STATED EXERCISE:
Go through the material and write it all out exactly, minus the pictures.

SUPPLIED INFORMATION:
···
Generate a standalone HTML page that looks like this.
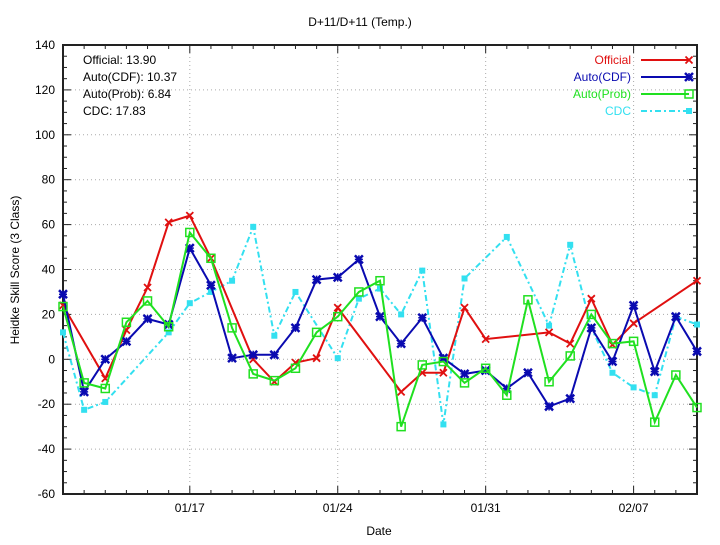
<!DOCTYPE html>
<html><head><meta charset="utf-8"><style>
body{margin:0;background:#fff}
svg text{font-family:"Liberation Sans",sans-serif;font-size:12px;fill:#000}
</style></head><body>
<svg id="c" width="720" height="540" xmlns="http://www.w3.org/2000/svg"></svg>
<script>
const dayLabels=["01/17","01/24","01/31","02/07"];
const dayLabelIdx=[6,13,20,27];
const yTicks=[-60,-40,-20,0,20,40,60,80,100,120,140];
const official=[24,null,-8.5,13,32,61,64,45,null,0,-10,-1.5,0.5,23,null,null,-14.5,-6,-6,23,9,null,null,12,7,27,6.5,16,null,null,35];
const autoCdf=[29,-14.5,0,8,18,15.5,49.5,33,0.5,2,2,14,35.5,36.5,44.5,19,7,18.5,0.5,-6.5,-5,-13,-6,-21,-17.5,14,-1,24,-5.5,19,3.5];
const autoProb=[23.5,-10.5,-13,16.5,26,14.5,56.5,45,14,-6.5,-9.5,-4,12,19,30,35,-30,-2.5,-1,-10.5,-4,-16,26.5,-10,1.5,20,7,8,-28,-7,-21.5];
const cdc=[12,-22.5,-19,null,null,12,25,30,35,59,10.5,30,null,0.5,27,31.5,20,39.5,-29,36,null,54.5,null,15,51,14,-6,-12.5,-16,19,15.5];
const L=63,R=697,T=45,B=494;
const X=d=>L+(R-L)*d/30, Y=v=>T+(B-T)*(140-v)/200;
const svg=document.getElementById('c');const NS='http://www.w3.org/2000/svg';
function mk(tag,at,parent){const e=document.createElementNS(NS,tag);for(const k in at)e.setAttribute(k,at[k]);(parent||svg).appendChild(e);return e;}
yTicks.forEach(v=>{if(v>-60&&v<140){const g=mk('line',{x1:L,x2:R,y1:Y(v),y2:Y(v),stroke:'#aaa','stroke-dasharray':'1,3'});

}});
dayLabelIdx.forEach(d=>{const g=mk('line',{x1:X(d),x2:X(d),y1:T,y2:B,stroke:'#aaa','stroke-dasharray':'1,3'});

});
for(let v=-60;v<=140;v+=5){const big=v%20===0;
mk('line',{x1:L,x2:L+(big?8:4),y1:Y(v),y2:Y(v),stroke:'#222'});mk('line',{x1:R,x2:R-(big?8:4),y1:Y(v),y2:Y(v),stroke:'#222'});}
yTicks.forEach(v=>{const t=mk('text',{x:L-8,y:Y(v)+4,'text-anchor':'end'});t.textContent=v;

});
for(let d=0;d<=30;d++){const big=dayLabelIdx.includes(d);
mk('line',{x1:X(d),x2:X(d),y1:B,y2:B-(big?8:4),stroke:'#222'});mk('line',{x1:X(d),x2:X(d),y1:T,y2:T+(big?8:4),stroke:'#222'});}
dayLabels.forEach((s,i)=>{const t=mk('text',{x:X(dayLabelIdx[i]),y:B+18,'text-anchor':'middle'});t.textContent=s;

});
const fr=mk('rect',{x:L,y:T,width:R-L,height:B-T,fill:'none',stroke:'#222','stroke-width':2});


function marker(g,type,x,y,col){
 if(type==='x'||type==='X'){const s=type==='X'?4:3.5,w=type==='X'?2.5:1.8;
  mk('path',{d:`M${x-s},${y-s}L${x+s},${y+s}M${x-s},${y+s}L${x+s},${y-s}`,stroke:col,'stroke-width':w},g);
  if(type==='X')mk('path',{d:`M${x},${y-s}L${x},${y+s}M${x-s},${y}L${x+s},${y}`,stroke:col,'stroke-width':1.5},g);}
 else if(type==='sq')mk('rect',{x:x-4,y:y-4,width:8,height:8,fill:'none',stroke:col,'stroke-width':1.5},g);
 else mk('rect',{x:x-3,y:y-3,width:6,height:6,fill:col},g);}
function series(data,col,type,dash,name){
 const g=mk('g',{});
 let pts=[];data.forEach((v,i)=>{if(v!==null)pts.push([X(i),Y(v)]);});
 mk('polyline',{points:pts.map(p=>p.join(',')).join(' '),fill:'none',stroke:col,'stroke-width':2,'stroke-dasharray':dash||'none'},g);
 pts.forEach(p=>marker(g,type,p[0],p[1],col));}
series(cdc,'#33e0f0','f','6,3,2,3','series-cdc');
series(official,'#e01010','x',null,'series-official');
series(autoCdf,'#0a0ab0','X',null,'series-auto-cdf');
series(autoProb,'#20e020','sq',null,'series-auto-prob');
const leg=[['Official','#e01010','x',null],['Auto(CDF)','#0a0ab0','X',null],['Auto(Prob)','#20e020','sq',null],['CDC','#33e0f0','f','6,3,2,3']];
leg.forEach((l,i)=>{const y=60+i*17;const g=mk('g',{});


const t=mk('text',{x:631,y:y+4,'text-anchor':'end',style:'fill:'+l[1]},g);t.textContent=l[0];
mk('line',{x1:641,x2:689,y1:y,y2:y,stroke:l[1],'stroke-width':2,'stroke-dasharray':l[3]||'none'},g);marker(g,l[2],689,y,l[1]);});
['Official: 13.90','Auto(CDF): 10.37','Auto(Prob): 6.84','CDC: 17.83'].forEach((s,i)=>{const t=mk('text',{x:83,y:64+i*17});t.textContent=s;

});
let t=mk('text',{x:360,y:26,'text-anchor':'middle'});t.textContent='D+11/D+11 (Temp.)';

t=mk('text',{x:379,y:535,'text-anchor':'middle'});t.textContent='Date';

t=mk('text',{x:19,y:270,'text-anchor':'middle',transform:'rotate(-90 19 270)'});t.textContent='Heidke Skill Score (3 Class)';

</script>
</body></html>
···
SOLUTION TO THIS EXERCISE:
Generate a standalone HTML page that looks like this.
<!DOCTYPE html>
<html><head><meta charset="utf-8"><style>
body{margin:0;background:#fff}
svg text{font-family:"Liberation Sans",sans-serif;font-size:12px;fill:#000}
</style></head><body>
<svg id="c" width="720" height="540" xmlns="http://www.w3.org/2000/svg"></svg>
<script>
const dayLabels=["01/17","01/24","01/31","02/07"];
const dayLabelIdx=[6,13,20,27];
const yTicks=[-60,-40,-20,0,20,40,60,80,100,120,140];
const official=[24,null,-8.5,13,32,61,64,45,null,0,-10,-1.5,0.5,23,null,null,-14.5,-6,-6,23,9,null,null,12,7,27,6.5,16,null,null,35];
const autoCdf=[29,-14.5,0,8,18,15.5,49.5,33,0.5,2,2,14,35.5,36.5,44.5,19,7,18.5,0.5,-6.5,-5,-13,-6,-21,-17.5,14,-1,24,-5.5,19,3.5];
const autoProb=[23.5,-10.5,-13,16.5,26,14.5,56.5,45,14,-6.5,-9.5,-4,12,19,30,35,-30,-2.5,-1,-10.5,-4,-16,26.5,-10,1.5,20,7,8,-28,-7,-21.5];
const cdc=[12,-22.5,-19,null,null,12,25,30,35,59,10.5,30,null,0.5,27,31.5,20,39.5,-29,36,null,54.5,null,15,51,14,-6,-12.5,-16,19,15.5];
const L=63,R=697,T=45,B=494;
const X=d=>L+(R-L)*d/30, Y=v=>T+(B-T)*(140-v)/200;
const svg=document.getElementById('c');const NS='http://www.w3.org/2000/svg';
function mk(tag,at,parent){const e=document.createElementNS(NS,tag);for(const k in at)e.setAttribute(k,at[k]);(parent||svg).appendChild(e);return e;}
yTicks.forEach(v=>{if(v>-60&&v<140){const g=mk('line',{x1:L,x2:R,y1:Y(v),y2:Y(v),stroke:'#aaa','stroke-dasharray':'1,3'});

}});
dayLabelIdx.forEach(d=>{const g=mk('line',{x1:X(d),x2:X(d),y1:T,y2:B,stroke:'#aaa','stroke-dasharray':'1,3'});

});
for(let v=-60;v<=140;v+=5){const big=v%20===0;
mk('line',{x1:L,x2:L+(big?8:4),y1:Y(v),y2:Y(v),stroke:'#222'});mk('line',{x1:R,x2:R-(big?8:4),y1:Y(v),y2:Y(v),stroke:'#222'});}
yTicks.forEach(v=>{const t=mk('text',{x:L-8,y:Y(v)+4,'text-anchor':'end'});t.textContent=v;

});
for(let d=0;d<=30;d++){const big=dayLabelIdx.includes(d);
mk('line',{x1:X(d),x2:X(d),y1:B,y2:B-(big?8:4),stroke:'#222'});mk('line',{x1:X(d),x2:X(d),y1:T,y2:T+(big?8:4),stroke:'#222'});}
dayLabels.forEach((s,i)=>{const t=mk('text',{x:X(dayLabelIdx[i]),y:B+18,'text-anchor':'middle'});t.textContent=s;

});
const fr=mk('rect',{x:L,y:T,width:R-L,height:B-T,fill:'none',stroke:'#222','stroke-width':2});


function marker(g,type,x,y,col){
 if(type==='x'||type==='X'){const s=type==='X'?4:3.5,w=type==='X'?2.5:1.8;
  mk('path',{d:`M${x-s},${y-s}L${x+s},${y+s}M${x-s},${y+s}L${x+s},${y-s}`,stroke:col,'stroke-width':w},g);
  if(type==='X')mk('path',{d:`M${x},${y-s}L${x},${y+s}M${x-s},${y}L${x+s},${y}`,stroke:col,'stroke-width':1.5},g);}
 else if(type==='sq')mk('rect',{x:x-4,y:y-4,width:8,height:8,fill:'none',stroke:col,'stroke-width':1.5},g);
 else mk('rect',{x:x-3,y:y-3,width:6,height:6,fill:col},g);}
function series(data,col,type,dash,name){
 const g=mk('g',{});
 let pts=[];data.forEach((v,i)=>{if(v!==null)pts.push([X(i),Y(v)]);});
 mk('polyline',{points:pts.map(p=>p.join(',')).join(' '),fill:'none',stroke:col,'stroke-width':2,'stroke-dasharray':dash||'none'},g);
 pts.forEach(p=>marker(g,type,p[0],p[1],col));}
series(cdc,'#33e0f0','f','6,3,2,3','series-cdc');
series(official,'#e01010','x',null,'series-official');
series(autoCdf,'#0a0ab0','X',null,'series-auto-cdf');
series(autoProb,'#20e020','sq',null,'series-auto-prob');
const leg=[['Official','#e01010','x',null],['Auto(CDF)','#0a0ab0','X',null],['Auto(Prob)','#20e020','sq',null],['CDC','#33e0f0','f','6,3,2,3']];
leg.forEach((l,i)=>{const y=60+i*17;const g=mk('g',{});


const t=mk('text',{x:631,y:y+4,'text-anchor':'end',style:'fill:'+l[1]},g);t.textContent=l[0];
mk('line',{x1:641,x2:689,y1:y,y2:y,stroke:l[1],'stroke-width':2,'stroke-dasharray':l[3]||'none'},g);marker(g,l[2],689,y,l[1]);});
['Official: 13.90','Auto(CDF): 10.37','Auto(Prob): 6.84','CDC: 17.83'].forEach((s,i)=>{const t=mk('text',{x:83,y:64+i*17});t.textContent=s;

});
let t=mk('text',{x:360,y:26,'text-anchor':'middle'});t.textContent='D+11/D+11 (Temp.)';

t=mk('text',{x:379,y:535,'text-anchor':'middle'});t.textContent='Date';

t=mk('text',{x:19,y:270,'text-anchor':'middle',transform:'rotate(-90 19 270)'});t.textContent='Heidke Skill Score (3 Class)';

</script>
</body></html>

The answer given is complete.